CZEREPOWICKA, M., KOSEK, I. (2011): Problemy opisu związków frazeologicznych w formalizmie „Multifleks” (na przykładzie rodzaju wyrażeń frazeologicznych), in "Różne formy, różne treści", pp. 117–126, Warszawa 2011.
CZEREPOWICKA, M. (2011): „Toposław” jako narzędzie znakowania jednostek wieloczłonowych, in Matusiak-Kempa, I., Przybyszewski, S. (eds.) Nowe zjawiska w języku, tekście, komunikacji. Kontekst a komunikacja, Olsztyn, pp. 28–35.

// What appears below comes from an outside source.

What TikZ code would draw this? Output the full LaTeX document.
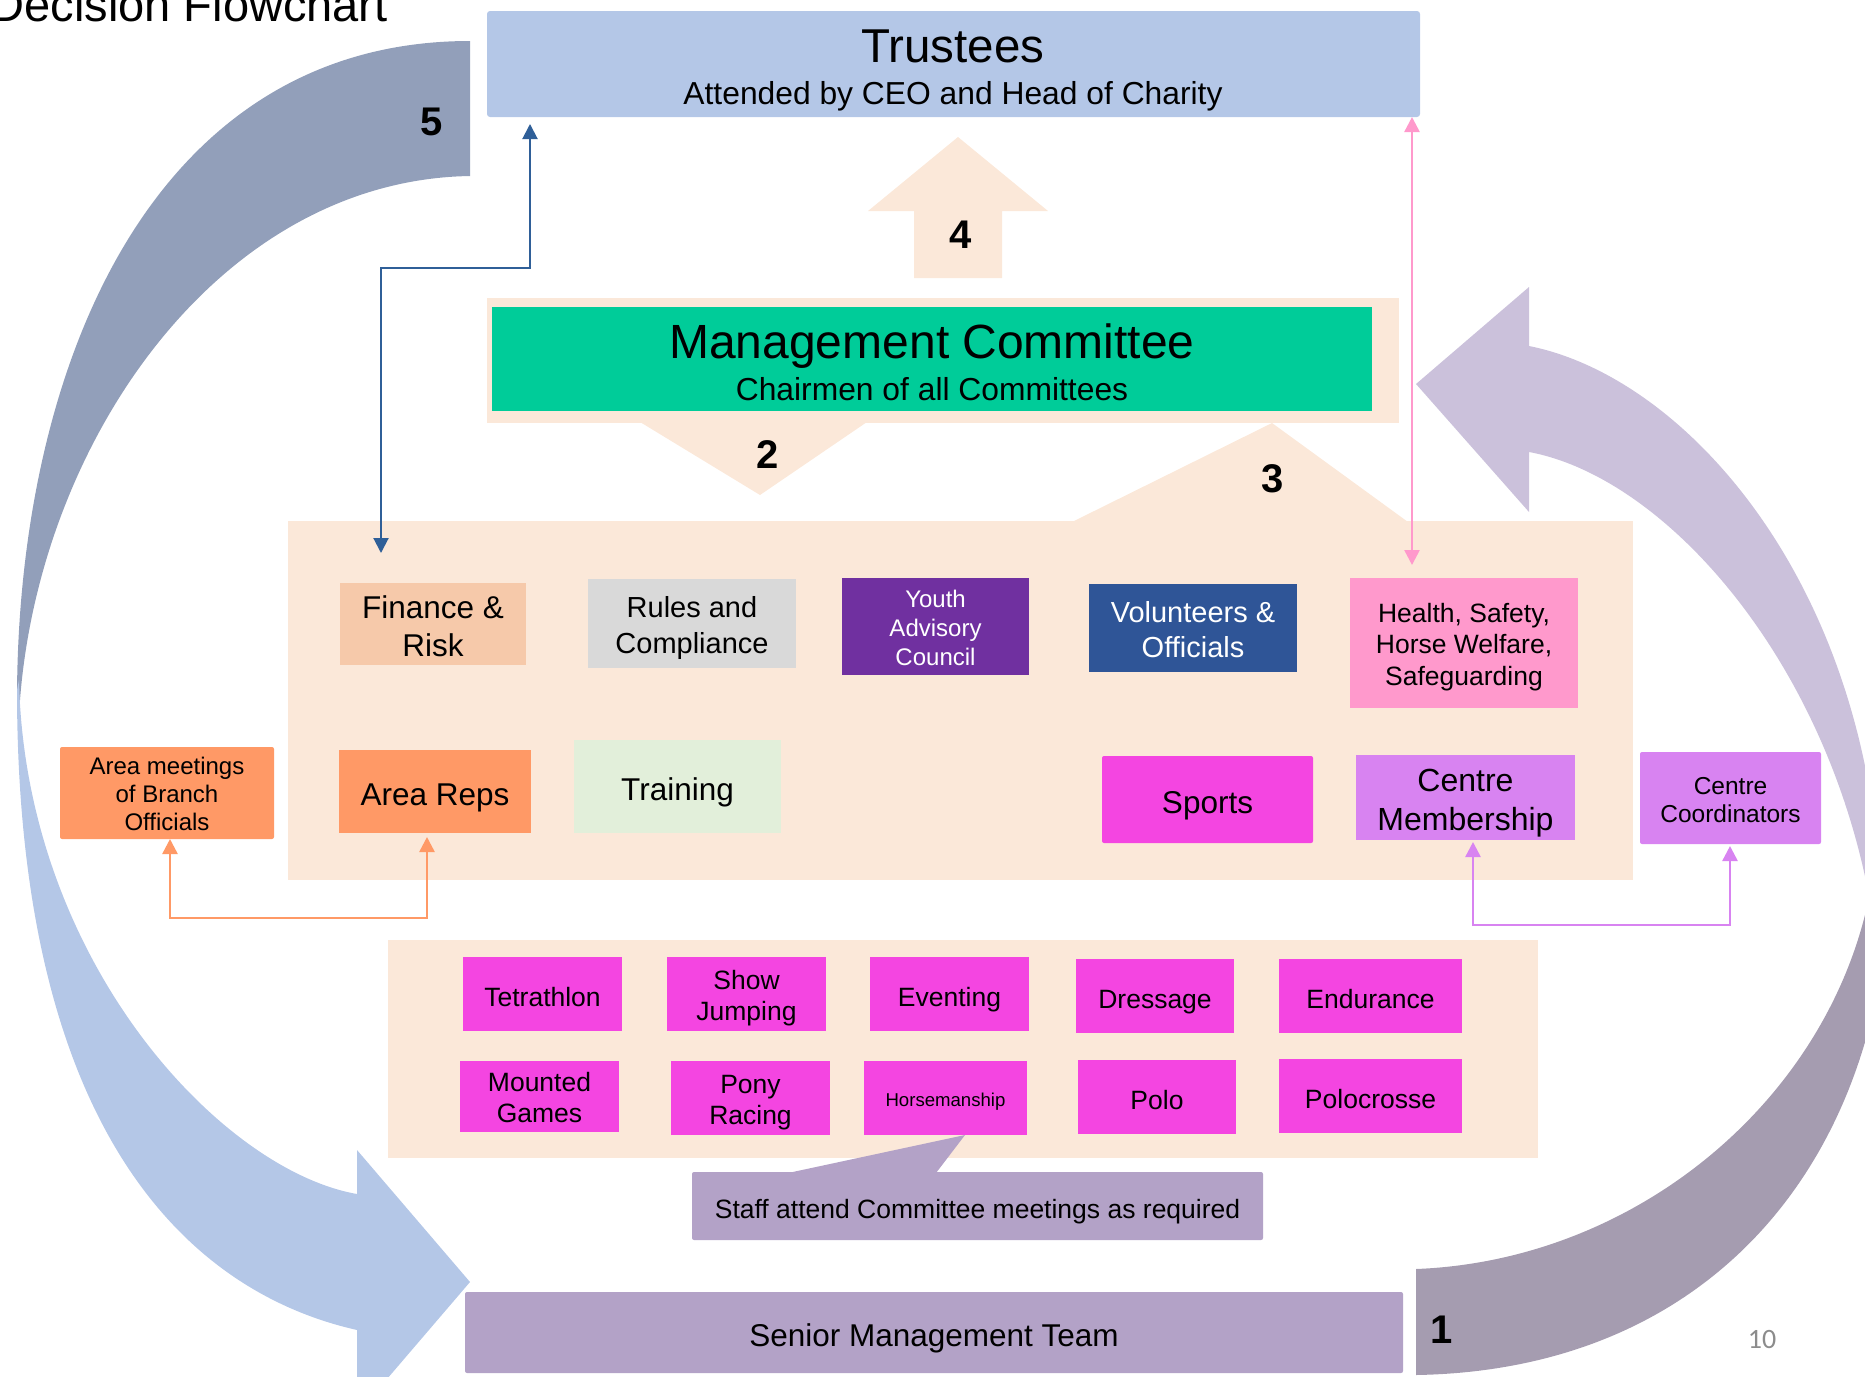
\documentclass[tikz,border=0pt]{standalone}
\usepackage{fontspec}
\setmainfont{Liberation Sans}
\newfontfamily\pgnumfont{Carlito}
\usetikzlibrary{arrows.meta}
\definecolor{peach}{HTML}{FBE8D9}
\definecolor{trustblue}{HTML}{B4C7E7}
\definecolor{mgreen}{HTML}{00CC99}
\definecolor{finc}{HTML}{F6C9AA}
\definecolor{rulesc}{HTML}{D9D9D9}
\definecolor{youthc}{HTML}{7030A0}
\definecolor{volc}{HTML}{2F5597}
\definecolor{healthc}{HTML}{FF99CC}
\definecolor{areac}{HTML}{FF9966}
\definecolor{trainc}{HTML}{E2EFDA}
\definecolor{sportc}{HTML}{F445E1}
\definecolor{centrec}{HTML}{D883F1}
\definecolor{staffc}{HTML}{B3A2C7}
\definecolor{bandgray}{HTML}{929FBA}
\definecolor{bandblue}{HTML}{B4C7E7}
\definecolor{bandlav}{HTML}{CBC1DB}
\definecolor{bandpur}{HTML}{A59CB0}
\definecolor{connblue}{HTML}{2F5F98}
\definecolor{connpink}{HTML}{FF99CC}
\definecolor{connorange}{HTML}{FF9966}
\definecolor{connpurple}{HTML}{D883F1}
\definecolor{pgray}{HTML}{8C8C8C}
\newcommand{\myfs}[2]{\fontsize{#1}{#2}\selectfont}
\newcommand{\mystrutA}{\rule{0pt}{1.125em}}
\newcommand{\mystrutB}{\rule[-0.212em]{0pt}{0.212em}}
\newcommand{\fl}{\rule{0pt}{1.04em}}
\tikzset{
  bx/.style={inner sep=0pt, align=center, execute at begin node=\mystrutA, execute at end node=\mystrutB},
  bg/.style={inner sep=0pt, fill=peach},
  conn/.style={line width=2.5pt, {Triangle[length=15pt,width=15pt]}-{Triangle[length=15pt,width=15pt]}},
  num/.style={font=\myfs{40}{44}\bfseries, inner sep=0pt},
  ttl/.style={inner sep=0pt, anchor=base},
}
\begin{document}
\begin{tikzpicture}[x=1pt,y=-1pt]
\useasboundingbox (0,0) rectangle (1865,1376);
\clip (0,0) rectangle (1865,1376);

% big curved arrows
\fill[bandgray] (470,41) .. controls (150,41) and (17,370) .. (17,700) -- (20,700) .. controls (40,440) and (220,180) .. (470,176) -- cycle;
\fill[bandblue] (17,690) .. controls (17,1120) and (180,1290) .. (357,1330) -- (357,1414) -- (470,1282) -- (357,1150) -- (357,1194) .. controls (220,1170) and (25,960) .. (19,680) -- cycle;
\fill[bandlav] (1416,384) -- (1529,287) -- (1529,346) .. controls (1700,380) and (1900,620) .. (1880,980) .. controls (1860,700) and (1680,480) .. (1529,452) -- (1529,512) -- cycle;
\fill[bandpur] (1416,1269) .. controls (1650,1260) and (1850,1080) .. (1875,860) -- (1890,860) .. controls (1890,1150) and (1720,1370) .. (1416,1375) -- cycle;

% peach backgrounds
\node[bg, minimum width=912pt, minimum height=125pt] (mgmtbg) at (943,360.5) {};
\fill[peach] (640,422) -- (760,495) -- (867,422) -- cycle;
\node[bg, minimum width=1345pt, minimum height=359pt] (commbg) at (960.5,700.5) {};
\fill[peach] (1072,522) -- (1272,423) -- (1408,522) -- cycle;
\fill[peach] (914,278) -- (914,211) -- (868,211) -- (958,137) -- (1048,211) -- (1002,211) -- (1002,278) -- cycle;
\node[bg, minimum width=1150pt, minimum height=218pt] (sportsbg) at (963,1049) {};
\fill[staffc] (788,1173) -- (965,1135) -- (936,1173) -- cycle;

% top boxes
\node[fill=trustblue, rounded corners=3pt, inner sep=0pt, minimum width=933pt, minimum height=106pt] (trustees) at (953.5,64) {};
\node[ttl, font=\myfs{47.5}{50}] (trt) at (953,62) {Trustees};
\node[ttl, font=\myfs{31.8}{34}] (trs) at (953,104) {Attended by CEO and Head of Charity};
\node[fill=mgreen, inner sep=0pt, minimum width=880pt, minimum height=104pt] (mgmt) at (932,359) {};
\node[ttl, font=\myfs{48}{50}] (mgt) at (932,358) {Management Committee};
\node[ttl, font=\myfs{31.8}{34}] (mgs) at (932,400) {Chairmen of all Committees};

% committees
\node[bx, fill=finc, minimum width=186pt, minimum height=82pt, font=\myfs{31.5}{38}] (finance) at (433,624) {\fl Finance \&\\Risk};
\node[bx, fill=rulesc, minimum width=208pt, minimum height=89pt, font=\myfs{29}{36.5}] (rules) at (692,623.5) {\fl Rules and\\Compliance};
\node[bx, fill=youthc, text=white, minimum width=187pt, minimum height=97pt, font=\myfs{24}{29}] (youth) at (935.5,626.5) {\fl Youth\\Advisory\\Council};
\node[bx, fill=volc, text=white, minimum width=208pt, minimum height=88pt, font=\myfs{29}{35}] (vol) at (1193,628) {\fl Volunteers \&\\Officials};
\node[bx, fill=healthc, minimum width=228pt, minimum height=130pt, font=\myfs{26.5}{31.5}] (health) at (1464,643) {\fl Health, Safety,\\Horse Welfare,\\Safeguarding};
\node[bx, fill=areac, rounded corners=2pt, minimum width=214pt, minimum height=92pt, font=\myfs{24}{28}] (areameet) at (167,793) {\fl Area meetings\\of Branch\\Officials};
\node[bx, fill=areac, minimum width=192pt, minimum height=83pt, font=\myfs{31.5}{37}] (areareps) at (435,791.5) {Area Reps};
\node[bx, fill=trainc, minimum width=207pt, minimum height=93pt, font=\myfs{31.5}{37}] (training) at (677.5,786.5) {Training};
\node[bx, fill=sportc, rounded corners=2pt, minimum width=211pt, minimum height=87pt, font=\myfs{31.5}{37}] (sports) at (1207.5,799.5) {Sports};
\node[bx, fill=centrec, minimum width=219pt, minimum height=85pt, font=\myfs{32}{38.5}] (centremem) at (1465.5,797.5) {\fl Centre\\Membership};
\node[bx, fill=centrec, rounded corners=2pt, minimum width=181pt, minimum height=92pt, font=\myfs{24.5}{28}] (centrecoord) at (1730.5,798) {\fl Centre\\Coordinators};

% sports items
\tikzset{sp/.style={bx, fill=sportc, minimum height=74pt, font=\myfs{26.5}{31}}}
\node[sp, minimum width=159pt] (tetra) at (542.5,994) {Tetrathlon};
\node[sp, minimum width=159pt] (showj) at (746.5,994) {\fl Show\\Jumping};
\node[sp, minimum width=159pt] (eventing) at (949.5,994) {Eventing};
\node[sp, minimum width=158pt] (dressage) at (1155,996) {Dressage};
\node[sp, minimum width=183pt] (endurance) at (1370.5,996) {Endurance};
\node[sp, minimum width=159pt, minimum height=71pt] (mounted) at (539.5,1096.5) {\fl Mounted\\Games};
\node[sp, minimum width=159pt] (pony) at (750.5,1098) {\fl Pony\\Racing};
\node[sp, minimum width=163pt, font=\myfs{18.6}{22}] (horse) at (945.5,1098) {Horsemanship};
\node[sp, minimum width=158pt] (polo) at (1157,1097) {Polo};
\node[sp, minimum width=183pt] (polocrosse) at (1370.5,1096) {Polocrosse};

% staff and SMT
\node[bx, fill=staffc, rounded corners=2pt, minimum width=571pt, minimum height=68pt, font=\myfs{26.5}{31}] (staff) at (977.5,1206) {Staff attend Committee meetings as required};
\node[bx, fill=staffc, rounded corners=2pt, minimum width=938pt, minimum height=81pt, font=\myfs{31.5}{37}] (smt) at (934,1332.5) {Senior Management Team};

% connectors
\coordinate (bU) at (530,124);
\coordinate (bK) at (381,268);
\coordinate (bD) at (381,553);
\draw[conn, draw=connblue, line width=2pt] (bU) |- (bK) -- (bD);
\coordinate (pU) at (1412,117);
\coordinate (pD) at (1412,565);
\draw[conn, draw=connpink] (pU) -- (pD);
\coordinate (oL) at (170,839);
\coordinate (oB) at (170,918);
\coordinate (oR) at (427,837);
\draw[conn, draw=connorange] (oL) -- (oB) -| (oR);
\coordinate (cL) at (1473,842);
\coordinate (cB) at (1473,925);
\coordinate (cR) at (1730,846);
\draw[conn, draw=connpurple] (cL) -- (cB) -| (cR);

% step numbers
\node[num] (n1) at (1442,1329.5) {1};
\node[num] (n2) at (768,454.5) {2};
\node[num] (n3) at (1273,478.5) {3};
\node[num] (n4) at (961,234.5) {4};
\node[num] (n5) at (432,121.5) {5};

% title and page number
\node[inner sep=0pt, anchor=base east, font=\myfs{47}{50}] (title) at (388,21) {Decision Flowchart};
\node[inner sep=0pt, anchor=base, text=pgray, font=\pgnumfont\myfs{28}{30}] (pg) at (1762,1348) {10};
\end{tikzpicture}
\end{document}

The lexicon contains about 5,000 multi-word lexemes, 93,000 corresponding inflected forms, and 160 graph-based inflection paradigms, with the following distribution:
3890 nominal compounds (e.g. bajońskie sumy),
455 adjectival compounds (e.g. prosty jak strzała, wprost proporcjonalny),
609 adverbial compounds (e.g. chcąc nie chcąc),
54 others (e.g. ni z gruszki, ni z pietruszki).
Authors
Monika Czerepowicka - lexicography
Agata Savary - automatic inflection and validation
Tools
The lexicon has been created within Toposław, tool for developping and managing inflectional dictionaries of multi-word units. Topsław integrates:
Morfeusz SGJP -- a morphological analyser and generator of Polish,
Multiflex -- a morpho-syntactic generator of multi-word units,
graph editor stemming from Unitex.
License
The data are available under the CC-BY-SA license.